Karine Baudy : Avec les autres agences d’urbanisme de Bretagne, nous allons travailler en 2025 à une publication commune avec l’Insee Bretagne sur des projections de ménages. On réalise aussi un exercice de prospective démographique où l’on déroge aux projections Omphale en construisant des hypothèses d’évolution à l’échelle régionale en se basant sur les scénarios prospectifs de l’ADEME. On traduit ces scénarios sur notre territoire en faisant varier les quotients migratoires. C’est intéressant de voir les tendances lourdes qui persistent, comme le vieillissement. Ce travail sur la base des travaux prospectifs de l’ADEME[11] permet aussi de montrer que si nos territoires ne savent pas répondre au changement climatique, alors on pourrait observer une décroissance démographique subie.

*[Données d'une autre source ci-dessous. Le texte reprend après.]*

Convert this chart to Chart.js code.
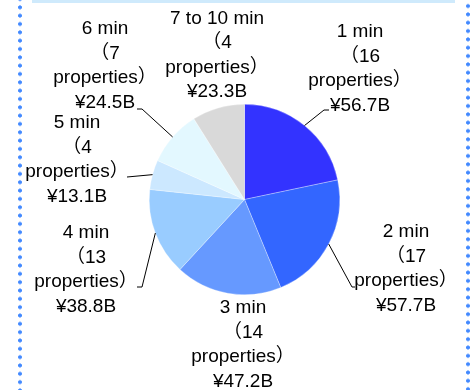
<!DOCTYPE html>
<html>
<head>
<meta charset="utf-8">
<script src="https://cdn.jsdelivr.net/npm/chart.js@4.4.1/dist/chart.umd.min.js"></script>
<style>
  html, body { margin: 0; padding: 0; background: #fff; }
  #wrap { position: relative; width: 470px; height: 390px; overflow: hidden; }
  #chart { position: absolute; left: 0; top: 0; }
  .dots {
    position: absolute; top: 0; width: 6px; height: 390px;
    background-image: radial-gradient(circle, #4289ff 1.6px, rgba(66,137,255,0) 2.3px);
    background-size: 6px 8.33px;
    background-repeat: repeat-y;
  }
  #dotsL { left: 17px; background-position: 0 3.2px; }
  #dotsR { left: 465px; background-position: 0 1.9px; }
  #band { position: absolute; left: 32px; top: 0; width: 423px; height: 3px; background: #cfeafc; }
</style>
</head>
<body>
<div id="wrap">
  <canvas id="chart" width="470" height="390"></canvas>
  <div id="band"></div>
  <div class="dots" id="dotsL"></div>
  <div class="dots" id="dotsR"></div>
</div>
<script>
// Sales by walking time from the station (¥ billions), clockwise from 12 o'clock
const categories = ['1 min', '2 min', '3 min', '4 min', '5 min', '6 min', '7 to 10 min'];
const propertyCounts = [16, 17, 14, 13, 4, 7, 4];
const salesBillions = [56.7, 57.7, 47.2, 38.8, 13.1, 24.5, 23.3];
const sliceColors = ['#3333ff', '#3366ff', '#6699ff', '#99ccff', '#cce8ff', '#e3f8ff', '#d9d9d9'];

// label block centre, relative to the pie centre
const labelOffsets = [[115.5, -130.5], [161.5, 69.5], [-1.5, 145.5], [-158.5, 70.5], [-167.5, -39.5], [-139.5, -133.5], [-27.5, -144]];
// leader line: [attach x, attach y, elbow x, elbow y] relative to the label centre, null = none
const leaders = [[-31, 41, -36, 41], [-51, 18, -54, 18], null, [51, 17, 56, 17], [50, 17, 50, 17], [32, 43, 37, 43], null];

const FONT = '19px "Liberation Sans", Arial, "Noto Sans CJK JP", sans-serif';
const LINE_H = 24.5;

const outsideLabels = {
  id: 'outsideLabels',
  afterDatasetsDraw(chart) {
    const ctx = chart.ctx;
    const arcs = chart.getDatasetMeta(0).data;
    ctx.save();
    ctx.font = FONT;
    ctx.fillStyle = '#000';
    ctx.strokeStyle = '#000';
    ctx.lineWidth = 1;
    ctx.textAlign = 'center';
    ctx.textBaseline = 'middle';
    arcs.forEach(function(arc, i) {
      const p = arc.getProps(['x', 'y', 'startAngle', 'endAngle', 'outerRadius'], true);
      const lx = p.x + labelOffsets[i][0];
      const ly = p.y + labelOffsets[i][1];
      const lines = [categories[i], '（' + propertyCounts[i], 'properties）', '¥' + salesBillions[i].toFixed(1) + 'B'];
      lines.forEach(function(t, k) {
        ctx.fillText(t, lx, ly + (k - 1.5) * LINE_H);
      });
      const ld = leaders[i];
      if (ld) {
        const mid = (p.startAngle + p.endAngle) / 2;
        const ax = p.x + Math.cos(mid) * p.outerRadius;
        const ay = p.y + Math.sin(mid) * p.outerRadius;
        ctx.beginPath();
        ctx.moveTo(lx + ld[0], ly + ld[1]);
        ctx.lineTo(lx + ld[2], ly + ld[3]);
        ctx.lineTo(ax, ay);
        ctx.stroke();
      }
    });
    ctx.restore();
  }
};

new Chart(document.getElementById('chart'), {
  type: 'pie',
  data: {
    labels: categories,
    datasets: [{
      data: salesBillions,
      backgroundColor: sliceColors,
      borderColor: 'rgba(255,255,255,0.6)',
      borderWidth: 0.5
    }]
  },
  options: {
    responsive: false,
    animation: false,
    devicePixelRatio: 1,
    layout: { padding: { left: 149, right: 130, top: 104, bottom: 95 } },
    plugins: {
      legend: { display: false },
      tooltip: { enabled: false }
    }
  },
  plugins: [outsideLabels]
});
</script>
</body>
</html>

À l’inverse, si l’on sait s’y adapter, le territoire sera alors attractif, notamment en comparaison d’autres régions françaises où le réchauffement sera plus prononcé.

 

Entretien réalisé par Marie Molinier et Morgane Perset (AUAT).

 

[1] SCoT : Schéma de cohérence territoriale.

[2] Insee : Institut national des statistiques et des études économiques.

[3] Omphale : Outil méthodologique de projection d’habitants, d’actifs, de logements et d’élèves.

[4] DDTM : Direction départementale des territoires et de la mer de l’Ille-et- Vilaine.

[5] ZAN : Zéro artificialisation nette.

[6] SRADDET : Schéma régional d’aménagement, de développement durable et d’égalité des territoires.

[7] Otelo : Outil de territorialisation des besoins en logements.

[8] Le « point mort » fait référence à une méthode qui consiste à estimer le nombre de logements nécessaires pour maintenir une population déjà présente et qui n’augmenterait pas. Parce que les enfants décohabitent et que les couples se séparent, il faut toujours plus.

[9] DOO : Document d’orientation et d’objectifs.

[10] PAS : Projet d’aménagement stratégique.

[11] ADEME : Agence de l’environnement et de la maîtrise de l’énergie.